During my 45 years of Christian service, I have been in and out of Christian leadership positions five times. Twice my Father has led me to take a position under the leadership of someone who previously had been under my leadership. This experience has helped me understand the truth of Jesus' teaching: that my significance and my authority come from an eternal relationship with my Father, not from any leadership position I might, or might not occupy. Leadership is merely one of the many roles we can play in our Father's family kingdom.
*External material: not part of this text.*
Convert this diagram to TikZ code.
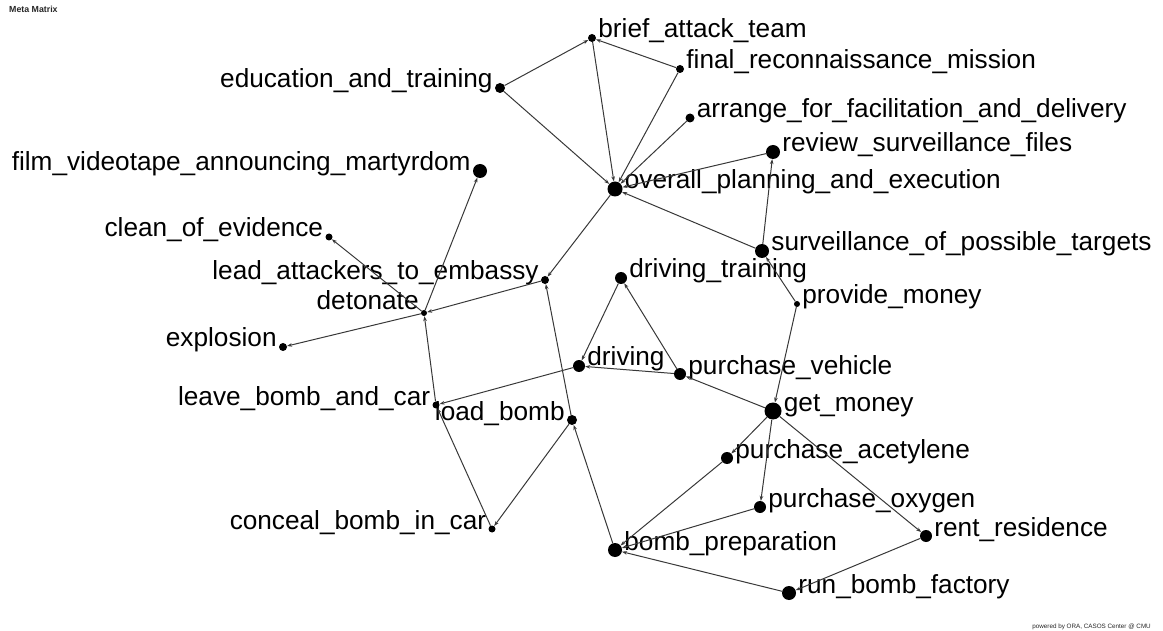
\documentclass[tikz,border=0pt]{standalone}
\usepackage{fontspec}
\setmainfont{Liberation Sans}
\usetikzlibrary{arrows.meta}
\begin{document}
\begin{tikzpicture}[x=1pt,y=-1pt,
  dot/.style={circle,fill=black,inner sep=0pt,minimum size=#1},
  lbl/.style={inner sep=0pt,font=\fontsize{26.2}{30}\selectfont,text=black},
  R/.style={label={[lbl,anchor=base west]east:#1}},
  L/.style={label={[lbl,anchor=base east]west:#1}},
  label distance=2pt,
  edge/.style={draw=black!78,line width=1pt,-{Stealth[length=5pt,width=3.6pt]}}
]
\useasboundingbox (0,0) rectangle (1163,631);

% captions
\node[anchor=base west,inner sep=0pt,font=\bfseries\fontsize{8.8}{9}\selectfont,text=black!85] (title) at (9,13) {Meta Matrix};
\node[anchor=base east,inner sep=0pt,font=\fontsize{6.3}{7}\selectfont,text=black!85] (credit) at (1151,628) {powered by ORA, CASOS Center @ CMU};

% tasks
\node[dot=8pt,R={brief\_attack\_team}] (brief) at (592,38) {};
\node[dot=8pt,R={final\_reconnaissance\_mission}] (final) at (680,69) {};
\node[dot=10pt,L={education\_and\_training}] (edu) at (500,88) {};
\node[dot=9pt,R={arrange\_for\_facilitation\_and\_delivery}] (arrange) at (690,118) {};
\node[dot=14pt,R={review\_surveillance\_files}] (review) at (773,152) {};
\node[dot=14pt,L={film\_videotape\_announcing\_martyrdom}] (film) at (480,171) {};
\node[dot=15pt,R={overall\_planning\_and\_execution}] (overall) at (615,189) {};
\node[dot=7pt,L={clean\_of\_evidence}] (clean) at (329,237) {};
\node[dot=14pt,R={surveillance\_of\_possible\_targets}] (surv) at (762,251) {};
\node[dot=8pt,L={lead\_attackers\_to\_embassy}] (lead) at (545,280) {};
\node[dot=12pt,R={driving\_training}] (dtrain) at (621,278) {};
\node[dot=6pt,R={provide\_money}] (provide) at (797,304) {};
\node[dot=6pt,label={[lbl,anchor=base east,yshift=3pt]west:detonate}] (detonate) at (424,313) {};
\node[dot=8pt,L={explosion}] (explosion) at (283,347) {};
\node[dot=12pt,R={driving}] (driving) at (579,366) {};
\node[dot=12pt,R={purchase\_vehicle}] (pvehicle) at (680,374) {};
\node[dot=7pt,L={leave\_bomb\_and\_car}] (leave) at (436,405) {};
\node[dot=10pt,L={load\_bomb}] (load) at (572,420) {};
\node[dot=17pt,R={get\_money}] (getmoney) at (773,411) {};
\node[dot=12pt,R={purchase\_acetylene}] (acet) at (727,458) {};
\node[dot=12pt,R={purchase\_oxygen}] (oxygen) at (760,507) {};
\node[dot=7pt,L={conceal\_bomb\_in\_car}] (conceal) at (492,529) {};
\node[dot=12pt,R={rent\_residence}] (rent) at (926,536) {};
\node[dot=14pt,R={bomb\_preparation}] (bprep) at (615,550) {};
\node[dot=14pt,R={run\_bomb\_factory}] (factory) at (789,593) {};

% precedence links
\draw[edge] (edu) -- (brief);
\draw[edge] (edu) -- (overall);
\draw[edge] (final) -- (brief);
\draw[edge] (brief) -- (overall);
\draw[edge] (final) -- (overall);
\draw[edge] (arrange) -- (overall);
\draw[edge] (review) -- (overall);
\draw[edge] (surv) -- (review);
\draw[edge] (surv) -- (overall);
\draw[edge] (provide) -- (surv);
\draw[edge] (provide) -- (getmoney);
\draw[edge] (overall) -- (lead);
\draw[edge] (load) -- (lead);
\draw[edge] (lead) -- (detonate);
\draw[edge] (detonate) -- (film);
\draw[edge] (detonate) -- (clean);
\draw[edge] (detonate) -- (explosion);
\draw[edge] (leave) -- (detonate);
\draw[edge] (driving) -- (leave);
\draw[edge] (conceal) -- (leave);
\draw[edge] (load) -- (conceal);
\draw[edge] (pvehicle) -- (dtrain);
\draw[edge] (dtrain) -- (driving);
\draw[edge] (pvehicle) -- (driving);
\draw[edge] (getmoney) -- (pvehicle);
\draw[edge] (getmoney) -- (acet);
\draw[edge] (getmoney) -- (oxygen);
\draw[edge] (getmoney) -- (rent);
\draw[edge] (acet) -- (bprep);
\draw[edge] (oxygen) -- (bprep);
\draw[edge] (rent) -- (factory);
\draw[edge] (factory) -- (bprep);
\draw[edge] (bprep) -- (load);
\end{tikzpicture}
\end{document}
How about you? Is your behavior in God's kingdom focused on gaining recognition through a leadership position in the church? Or through being identified closely with a church leader or some famous Christian? In the next chapter (Med.#68-#77) we will look further at what Jesus and the apostles teach about how leadership needs to function differently in the church, since we belong to a totally new kind of kingdom—a family kingdom.

PRAYING THE WORD

Great Creator, you are my Father. You knit me together in my mother's womb, and in your house, Jesus has prepared a place for me to share with him and all his disciples. (Dt. 32:6; Ps.139:13; Jn.14:2-3)

Father, glorify your name! I want to follow Jesus and be where he is; I want to become a servant of all, for you have been pleased to give us the kingdom. (Jn.12:28,26; Mk.10:44-45; Lk.12:32)

Father of all, you are over all, through all and in all. Help me use my freedom to serve others in works of love guided by your Spirit, so we together may all become mature and attain to the full measure of Christ. (Eph.4:6,13; Gal.5:13,16)

NOTE

[i] This cup, sometimes called the ‘cup of sanctification’ is the first of four cups that are part of Passover meal ritual, each associated with one of the four promises in Exodus, (1) ‘I will bring YOU out from under the burdens of the Egyptians’; (2) ‘I will deliver YOU from their bondage’; (3) ‘I will redeem YOU with an outstretched arm and great acts of judgment’; (4) ‘I will take YOU for my people and be your God
’ (Ex.6:6 -7a RSV).

[ii] The Scripture passage is taken from J.K. Mellis, The Good News of the Messiah by the Four Witnesses: pp.231-233,235-237,239-240.